Sistem mengajar di Finlandia tidak memakai sistem komando dan ceramah seperti yang biasa ditemui dalam cara mengajar guru di Indonesia. Siswa dipersilahkan mencari informasi sendiri dan mengerjakan tugas dengan independen berdasarkan informasi yang mereka dapatkan. Hal ini tentu meminimalisir aksi contek-menyontek karena setiap siswa punya dasar masing-masing. Di Indonesia sendiri, masih banyak guru yang hanya ingin didengar tapi tidak ingin mendengar. Padahal, di era teknologi dan globalisasi seperti saat ini, siswa dan guru memiliki informasinya masing-masing sehingga mereka harus bekerja sama untuk saling melengkapi dalam belajar maupun mengajar. Terlebih lagi, ada sekian banyak guru yang tidak mau  menerima kritikan dari muridnya. Mereka akan marah jika siswanya menegur kesalahan yang mereka buat apalagi ketika guru tersebut menyampaikan materi yang kurang benar. Sangat primitif.

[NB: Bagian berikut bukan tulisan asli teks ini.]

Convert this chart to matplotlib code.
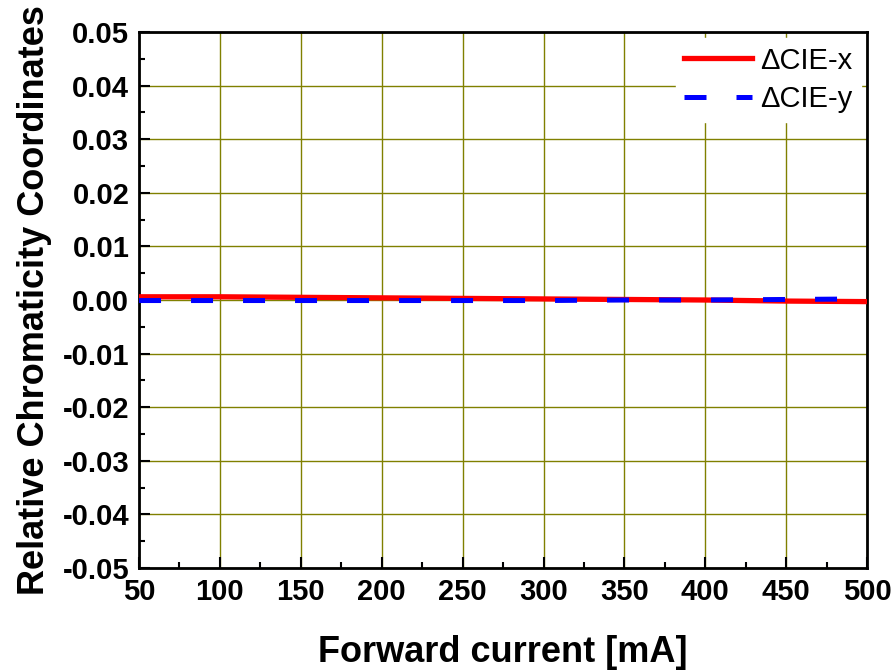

Dan inilah sebuah kabar baik dalam pendidikan di Finlandia. Sekolah di Finlandia itu GRATIS. Sebab, pemerintah beranggapan bahwa memungut bayaran untuk pendidikan merupakan sebuah TINDAKAN KRIMINAL.  Dengan prinsip ini, semua anak di Finlandia tentu dapat menikmati pendidikan  tanpa harus terhambat biaya. Para orang tua bisa dengan tenang memasukkan anaknya ke sekolah karena tidak perlu memusingkan biaya. Nah nah nah... Bagaimana Indonesia ? setahu  saya, pendidikan masih sangat mahal dan sulit dijangkau rakyat kurang mampu. Pemerintah memang telah mengucurkan dana Bantuan Operasional Sekolah (BOS) serta mencanangkan  program Wajib Belajar 9 Tahun (Wa-Jar 9 Tahun) untuk tingkat Sekolah Dasar sampai Sekolah Menengah Pertama. Namun sayangnya, standar pendidikan tersebut masih sangat rendah. Bersekolah hanya sampai SMP  belum memenuhi kriteria. Ditambah lagi, pengawasan terhadap penggunaan dana BOS masih kurang ketat sehingga banyak sekolah yang dapat menyalahgunakannya.

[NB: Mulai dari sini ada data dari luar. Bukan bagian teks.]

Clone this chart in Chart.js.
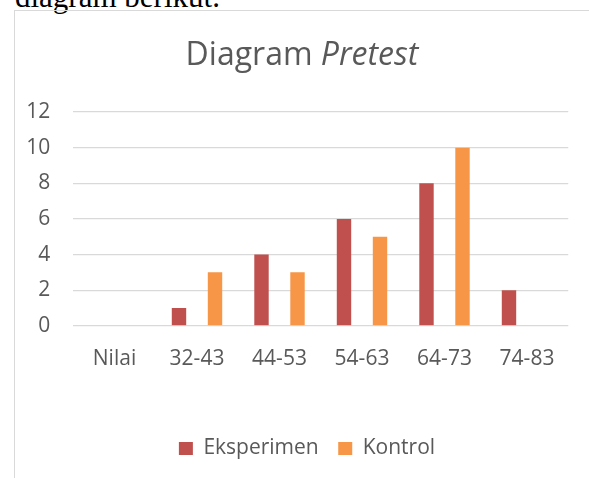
<!DOCTYPE html>
<html lang="id">
<head>
    <meta charset="utf-8">
    <title>Diagram Pretest</title>
    <script src="https://cdn.jsdelivr.net/npm/chart.js"></script>
<style>
        body {
            margin: 0;
            background: white;
            overflow: hidden;
            width: 589px;
            height: 478px;
            position: relative;
        }
        .intro {
            position: absolute;
            left: 15px;
            top: -19px;
            font-family: "Liberation Serif", serif;
            font-size: 31px;
            line-height: 31px;
            color: #000;
            white-space: nowrap;
        }
        .frame {
            position: absolute;
            left: 14px;
            top: 10px;
            width: 600px;
            height: 500px;
            border-left: 1px solid #d9d9d9;
            border-top: 1px solid #d9d9d9;
        }
        #chartBox {
            position: absolute;
            left: 0;
            top: 0;
            width: 574px;
            height: 467px;
        }
        .chart-title {
            position: absolute;
            left: 0;
            top: 23.6px;
            width: 574px;
            text-align: center;
            font-family: "Open Sans", sans-serif;
            font-size: 32px;
            line-height: 36px;
            color: #595959;
        }
    </style>
</head>
<body>
    <div class="intro">diagram berikut.</div>
    <div class="frame">
        <div id="chartBox"><canvas id="pretestChart" width="574" height="467"></canvas></div>
        <div class="chart-title">Diagram <i>Pretest</i></div>
    </div>

    <script>
        const categories = ['Nilai', '32-43', '44-53', '54-63', '64-73', '74-83'];
        const eksperimen = [null, 1, 4, 6, 8, 2];
        const kontrol = [null, 3, 3, 5, 10, null];
        const yTicks = [0, 2, 4, 6, 8, 10, 12];

        Chart.defaults.font.family = "'Open Sans', sans-serif";
        Chart.defaults.color = '#595959';

        new Chart(document.getElementById('pretestChart'), {
            type: 'bar',
            data: {
                labels: categories,
                datasets: [
                    {
                        label: 'Eksperimen',
                        data: eksperimen,
                        backgroundColor: '#C0504D',
                        categoryPercentage: 0.873,
                        barPercentage: 0.4
                    },
                    {
                        label: 'Kontrol',
                        data: kontrol,
                        backgroundColor: '#F79646',
                        categoryPercentage: 0.873,
                        barPercentage: 0.4
                    }
                ]
            },
            options: {
                responsive: false,
                animation: false,
                layout: {
                    padding: { top: 101, left: 10, right: 0, bottom: 9 }
                },
                plugins: {
                    legend: {
                        position: 'bottom',
                        labels: {
                            font: { size: 21 },
                            boxWidth: 14,
                            boxHeight: 13,
                            padding: 19.5
                        }
                    },
                    tooltip: { enabled: false }
                },
                scales: {
                    x: {
                        grid: { display: false },
                        border: { display: false },
                        ticks: { font: { size: 21 }, padding: 13, maxRotation: 0 },
                        afterFit: function(scale) { scale.height = 92.7; }
                    },
                    y: {
                        min: 0,
                        max: 12,
                        afterBuildTicks: function(scale) {
                            scale.ticks = yTicks.map(v => ({ value: v }));
                        },
                        grid: { color: '#d9d9d9', lineWidth: 1.3, drawTicks: false },
                        border: { display: false },
                        ticks: { font: { size: 21 }, padding: 23 },
                        afterFit: function(scale) { scale.width = 48.25; }
                    },
                    yRight: {
                        position: 'right',
                        grid: { display: false },
                        border: { display: false },
                        ticks: { display: false },
                        afterFit: function(scale) { scale.width = 20.75; }
                    }
                }
            }
        });
    </script>
</body>
</html>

So, How about our country, Indonesia ? tentunya Indonesia harus banyak belajar dari negara Finlandia. Boleh dibilang pendidikan Indonesia banyak cacatnya. Sekarang, silahkan membandingkan dan menyimpulkan sendiri. Tulisan ini saya buat bukan untuk menjelek-jelekkan pendidikan negeri sendiri. Saya mencintai Indonesia makanya saya ingin Indonesia memperbaiki diri dalam segala bidang, terutama pendidikan. Saya ingin Indonesia ada kemajuan dari hari ke hari makanya saya membuat semacam tulisan yang bernada sindiran/teguran. Berdiam diri saja tidak akan memberi solusi dalam menghadapi masalah. Saya tidak punya jabatan dan kekuasaan untuk mengubah sistem pendidikan di Indonesia. Saya menulis untuk menyampaikan aspirasi saya secara damai dan cerdas serta berharap orang-orang yang membacanya akan tersentuh dan menyatukan suara untuk berubah. Saya berharap ke depannya aspirasi ini didengar dan dilaksanakan. Bukankah kita negara demokrasi yang menjunjung tinggi kebebasan berpendapat dan beraspirasi ?

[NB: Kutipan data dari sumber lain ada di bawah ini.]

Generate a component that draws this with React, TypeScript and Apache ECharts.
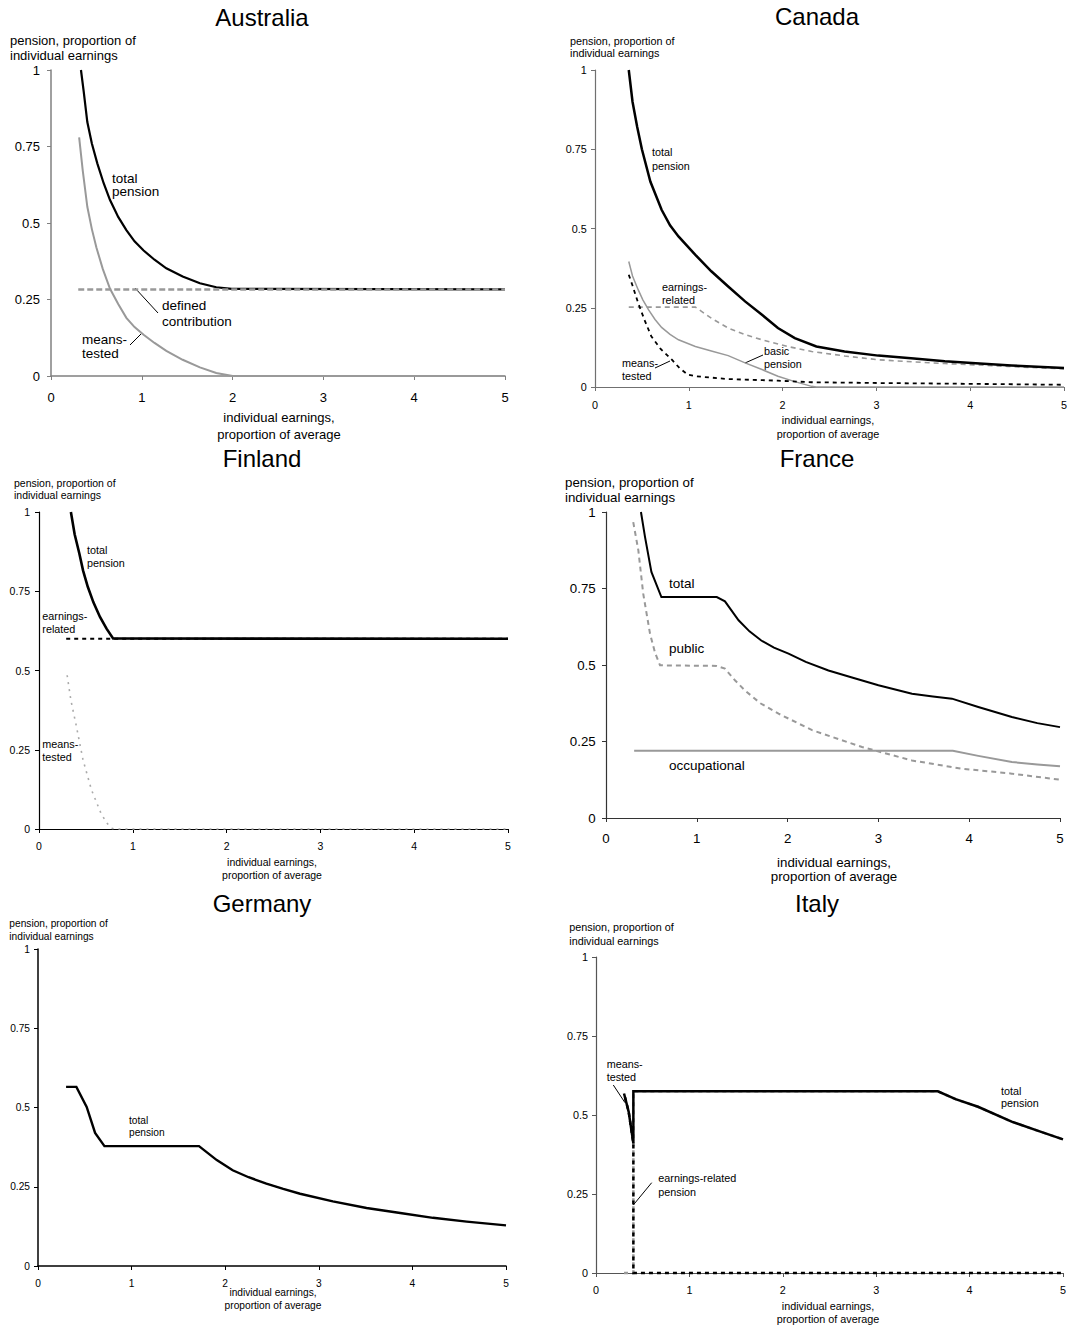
import React, { useEffect, useRef } from "react";
import * as echarts from "echarts";

const F = "'Liberation Sans', Arial, Helvetica, sans-serif";

// ---------- data (x = individual earnings / average, y = pension / earnings) ----------
const countries = ["Australia", "Canada", "Finland", "France", "Germany", "Italy"];
const xTickMax = 5;
const yTickStep = 0.25;

const ausTotal = [[0.33,1.0],[0.36,0.93],[0.40,0.83],[0.45,0.76],[0.51,0.695],[0.58,0.63],[0.65,0.575],[0.74,0.52],[0.83,0.477],[0.92,0.44],[1.02,0.41],[1.14,0.38],[1.27,0.352],[1.45,0.325],[1.64,0.303],[1.82,0.29],[1.99,0.285],[5,0.283]];
const ausMeansTested = [[0.31,0.78],[0.35,0.67],[0.40,0.553],[0.45,0.48],[0.50,0.42],[0.57,0.35],[0.65,0.285],[0.74,0.235],[0.83,0.19],[0.92,0.16],[1.02,0.135],[1.14,0.108],[1.27,0.082],[1.45,0.053],[1.64,0.028],[1.82,0.01],[2.0,0],[5,0]];
const ausDefinedContribution = [[0.3,0.283],[5,0.283]];

const canTotal = [[0.36,1.0],[0.40,0.90],[0.45,0.82],[0.50,0.75],[0.59,0.648],[0.71,0.559],[0.80,0.51],[0.89,0.475],[1.07,0.417],[1.24,0.365],[1.42,0.317],[1.60,0.27],[1.78,0.228],[1.95,0.186],[2.13,0.154],[2.36,0.128],[2.66,0.112],[3.02,0.099],[3.4,0.09],[3.73,0.081],[4.1,0.074],[4.44,0.068],[5.0,0.06]];
const canEarningsRelated = [[0.36,0.252],[1.07,0.252],[1.24,0.217],[1.42,0.186],[1.6,0.165],[1.78,0.149],[2.05,0.128],[2.31,0.112],[2.66,0.098],[3.02,0.086],[3.4,0.079],[3.73,0.074],[4.4,0.065],[5,0.057]];
const canBasic = [[0.36,0.396],[0.40,0.35],[0.46,0.307],[0.51,0.275],[0.57,0.244],[0.64,0.213],[0.71,0.188],[0.80,0.166],[0.89,0.149],[1.07,0.128],[1.25,0.113],[1.42,0.099],[1.60,0.076],[1.78,0.055],[1.95,0.034],[2.13,0.017],[2.31,0.002],[2.36,0],[5,0]];
const canMeansTested = [[0.36,0.354],[0.40,0.32],[0.46,0.265],[0.53,0.21],[0.60,0.16],[0.70,0.12],[0.82,0.086],[0.90,0.06],[0.99,0.039],[1.07,0.034],[1.42,0.025],[1.95,0.02],[2.31,0.015],[3.02,0.0126],[4,0.01],[5,0.007]];

const finTotal = [[0.34,1.0],[0.38,0.93],[0.43,0.869],[0.47,0.815],[0.52,0.764],[0.58,0.715],[0.65,0.669],[0.72,0.632],[0.79,0.601],[5,0.6]];
const finEarningsRelated = [[0.29,0.6],[5,0.6]];
const finMeansTested = [[0.30,0.485],[0.34,0.406],[0.40,0.322],[0.47,0.217],[0.56,0.123],[0.66,0.05],[0.72,0.02],[0.77,0.003],[0.8,0],[5,0]];

const fraTotal = [[0.385,1.0],[0.43,0.918],[0.50,0.804],[0.61,0.722],[1.22,0.722],[1.31,0.708],[1.46,0.646],[1.58,0.61],[1.71,0.58],[1.85,0.557],[2.01,0.537],[2.2,0.51],[2.45,0.482],[2.7,0.46],[3.0,0.434],[3.37,0.406],[3.6,0.397],[3.81,0.39],[4.10,0.363],[4.47,0.33],[4.75,0.31],[5,0.297]];
const fraPublic = [[0.30,0.967],[0.356,0.875],[0.41,0.733],[0.485,0.602],[0.54,0.54],[0.595,0.499],[1.22,0.497],[1.31,0.488],[1.42,0.45],[1.53,0.417],[1.7,0.375],[1.90,0.341],[2.27,0.287],[2.82,0.232],[3.37,0.188],[3.92,0.161],[4.47,0.145],[5,0.125]];
const fraOccupational = [[0.31,0.22],[3.82,0.22],[4.10,0.203],[4.47,0.183],[4.75,0.175],[5,0.169]];

const gerTotal = [[0.30,0.565],[0.41,0.565],[0.52,0.502],[0.61,0.42],[0.71,0.378],[1.72,0.378],[1.91,0.334],[2.08,0.302],[2.25,0.28],[2.44,0.26],[2.62,0.243],[2.80,0.228],[3.15,0.204],[3.51,0.183],[3.87,0.167],[4.22,0.152],[4.58,0.14],[5,0.128]];

const itaTotal = [[0.30,0.568],[0.35,0.51],[0.40,0.41],[0.40,0.575],[3.66,0.575],[3.85,0.55],[4.09,0.526],[4.45,0.479],[4.75,0.448],[5,0.423]];
const itaMeansTested = [[0.30,0.568],[0.35,0.51],[0.40,0.41],[0.40,0],[5,0]];
const itaEarningsRelated = [[0.30,0],[0.40,0],[0.40,0.575],[3.66,0.575],[3.85,0.55],[4.09,0.526],[4.45,0.479],[4.75,0.448],[5,0.423]];

// ---------- layout ----------
type Panel = {
  grid: [number, number, number, number];
  axisColor: string;
  axisWidth: number;
  font: number;
  xMargin: number;
  yMargin: number;
  title: [number, number];
  yTitle: [number, number, number];
  xTitle: [number, number, number];
};

const panels: Panel[] = [
  { grid: [51, 70, 454, 306], axisColor: "#808080", axisWidth: 1.5, font: 13, xMargin: 15, yMargin: 11, title: [262, 17], yTitle: [10, 40, 15], xTitle: [279, 417, 17] },
  { grid: [595, 70, 469, 317], axisColor: "#707070", axisWidth: 1.2, font: 10.8, xMargin: 12.5, yMargin: 8.3, title: [817, 16], yTitle: [570, 40.7, 12.7], xTitle: [828, 420, 13.5] },
  { grid: [39, 512, 469, 317], axisColor: "#000000", axisWidth: 1.2, font: 10.5, xMargin: 11.5, yMargin: 9, title: [262, 458], yTitle: [14, 482.7, 12.3], xTitle: [272, 862, 13.3] },
  { grid: [606, 512, 454, 306], axisColor: "#333333", axisWidth: 1.2, font: 13.3, xMargin: 13.5, yMargin: 10.3, title: [817, 458], yTitle: [565, 482.7, 14.7], xTitle: [834, 862, 14.5] },
  { grid: [38, 949, 468, 317], axisColor: "#000000", axisWidth: 1.5, font: 10.2, xMargin: 12.3, yMargin: 8, title: [262, 903], yTitle: [9.3, 924, 12.7], xTitle: [273, 1292.7, 13.3] },
  { grid: [596, 957, 467, 316], axisColor: "#555555", axisWidth: 1.2, font: 10.8, xMargin: 11.3, yMargin: 8, title: [817, 903], yTitle: [569.3, 927.3, 13.3], xTitle: [828, 1306, 13.3] },
];

const BLACK = "#000000";
const GRAY = "#999999";

function text(x: number, y1: number, str: string, fontSize: number, lh: number, align = "left") {
  return {
    type: "text",
    x,
    y: y1 - lh / 2,
    silent: true,
    style: {
      text: str,
      fontSize,
      fontFamily: F,
      lineHeight: lh,
      fill: "#000",
      textAlign: align,
      textVerticalAlign: "top",
    },
  };
}

function leader(x1: number, y1: number, x2: number, y2: number) {
  return { type: "line", silent: true, shape: { x1, y1, x2, y2 }, style: { stroke: "#000", lineWidth: 1 } };
}

function line(idx: number, data: number[][], color: string, width: number, type: any = "solid", dashOffset = 0) {
  return {
    type: "line",
    xAxisIndex: idx,
    yAxisIndex: idx,
    data,
    showSymbol: false,
    symbol: "none",
    silent: true,
    clip: false,
    lineStyle: { color, width, type, dashOffset, cap: "butt", join: "miter" },
  };
}

function buildOption() {
  const grid = panels.map((p) => ({ left: p.grid[0], top: p.grid[1], width: p.grid[2], height: p.grid[3] }));
  const xAxis = panels.map((p, i) => ({
    type: "value",
    gridIndex: i,
    min: 0,
    max: xTickMax,
    interval: 1,
    axisLine: { show: true, onZero: false, lineStyle: { color: p.axisColor, width: p.axisWidth } },
    axisTick: { show: true, length: 4, lineStyle: { color: p.axisColor, width: 1 } },
    axisLabel: { fontSize: p.font, color: "#000", margin: p.xMargin, fontFamily: F },
    splitLine: { show: false },
  }));
  const yAxis = panels.map((p, i) => ({
    type: "value",
    gridIndex: i,
    min: 0,
    max: 1,
    interval: yTickStep,
    axisLine: { show: true, onZero: false, lineStyle: { color: p.axisColor, width: p.axisWidth } },
    axisTick: { show: true, length: 4, lineStyle: { color: p.axisColor, width: 1 } },
    axisLabel: { fontSize: p.font, color: "#000", margin: p.yMargin, fontFamily: F },
    splitLine: { show: false },
  }));

  const series = [
    // Australia
    line(0, ausMeansTested, GRAY, 2),
    line(0, ausTotal, BLACK, 2.2),
    line(0, ausDefinedContribution, GRAY, 2.5, [6, 3]),
    // Canada
    line(1, canBasic, GRAY, 1.5),
    line(1, canEarningsRelated, GRAY, 1.6, [5, 4]),
    line(1, canMeansTested, BLACK, 1.8, [4, 4]),
    line(1, canTotal, BLACK, 2.5),
    // Finland
    line(2, finMeansTested, "#aaaaaa", 1.6, [2, 5]),
    line(2, finEarningsRelated, BLACK, 2, [4, 4]),
    line(2, finTotal, BLACK, 2.6),
    // France
    line(3, fraOccupational, GRAY, 2),
    line(3, fraPublic, GRAY, 2, [5, 4]),
    line(3, fraTotal, BLACK, 2),
    // Germany
    line(4, gerTotal, BLACK, 2.4),
    // Italy
    line(5, itaEarningsRelated, GRAY, 2.5, [4, 4]),
    line(5, itaMeansTested, BLACK, 2.5, [4, 4], 4),
    line(5, itaTotal, BLACK, 2.5),
  ];

  const graphic: any[] = [];
  panels.forEach((p, i) => {
    graphic.push({
      type: "text",
      x: p.title[0],
      y: p.title[1],
      silent: true,
      style: { text: countries[i], fontSize: 24, fontFamily: F, fill: "#000", textAlign: "center", textVerticalAlign: "middle" },
    });
    graphic.push(text(p.yTitle[0], p.yTitle[1], "pension, proportion of\nindividual earnings", p.font, p.yTitle[2]));
    graphic.push(text(p.xTitle[0], p.xTitle[1], "individual earnings,\nproportion of average", p.font, p.xTitle[2], "center"));
  });

  // Australia annotations
  graphic.push(text(112, 178, "total\npension", 13.5, 13.5));
  graphic.push(text(162, 305, "defined\ncontribution", 13.5, 16.5));
  graphic.push(text(82, 339, "means-\ntested", 13.5, 14));
  graphic.push(leader(135, 288, 158, 313));
  graphic.push(leader(130, 345, 142, 333));
  // Canada annotations
  graphic.push(text(652, 152, "total\npension", 10.8, 14));
  graphic.push(text(662, 287, "earnings-\nrelated", 10.8, 13));
  graphic.push(text(622, 363, "means-\ntested", 10.8, 13));
  graphic.push(text(764, 351, "basic\npension", 10.8, 13.3));
  graphic.push(leader(655, 368, 670, 361));
  graphic.push(leader(745, 363, 763, 355));
  // Finland annotations
  graphic.push(text(87, 550, "total\npension", 10.8, 13.3));
  graphic.push(text(42.3, 615.7, "earnings-\nrelated", 10.8, 13.3));
  graphic.push(text(42.3, 744, "means-\ntested", 10.8, 13));
  // France annotations
  graphic.push(text(669, 583.3, "total", 13.5, 14));
  graphic.push(text(669, 648.3, "public", 13.5, 14));
  graphic.push(text(669, 765, "occupational", 13.5, 14));
  // Germany annotation
  graphic.push(text(129, 1120.7, "total\npension", 10.2, 12));
  // Italy annotations
  graphic.push(text(606.7, 1064.3, "means-\ntested", 10.8, 13));
  graphic.push(text(658.3, 1178.3, "earnings-related\npension", 10.8, 13.4));
  graphic.push(text(1001, 1090.7, "total\npension", 10.8, 12.6));
  graphic.push(leader(613.3, 1085, 625, 1102.7));
  graphic.push(leader(651.7, 1182.7, 633.3, 1205));

  return {
    animation: false,
    backgroundColor: "#ffffff",
    textStyle: { fontFamily: F },
    grid,
    xAxis,
    yAxis,
    series,
    graphic: { elements: graphic },
  };
}

export default function App() {
  const ref = useRef<HTMLDivElement>(null);
  useEffect(() => {
    if (!ref.current) return;
    const chart = echarts.init(ref.current, undefined, { renderer: "svg" });
    chart.setOption(buildOption() as any);
    return () => chart.dispose();
  }, []);
  return (
    <div
      ref={ref}
      style={{ position: "absolute", left: 0, top: 0, width: 1089, height: 1327, background: "#fff" }}
    />
  );
}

Terakhir, saya ingin rakyat dan  pemerintah secara bersama-sama saling membantu untuk berbenah diri. Perbaiki dulu pendidikan kita barulah kita bisa mengadakan Ujian Nasional. Jika UN dilaksanakan seperti ini, sebenarnya menimbulkan kesan bahwa pemerintah sendiri tidak percaya diri terhadap pendidikan yang ada. Buktinya, UN harus dilaksanakan dengan sangat ribet dengan usaha keras meminimalisir penyontekan. Jika pendidikan sudah maju, tanpa UN pun, Indonesia bisa melahirkan  lulusan-lulusan berpendidikan terbaik yang pernah ada. Hanya jika pendidikan kita sudah baik. So, mari berpikir mencari solusi. Tanpa ribut, tanpa kekerasan, tanpa anarkistis. Tunjukkan cara pelajar menyampaikan aspirasi dengan jalan yang anggun dan berpendidikan. Semoga aspirasi ini sampai ke telinga  pemerintah dan bisa terlaksana.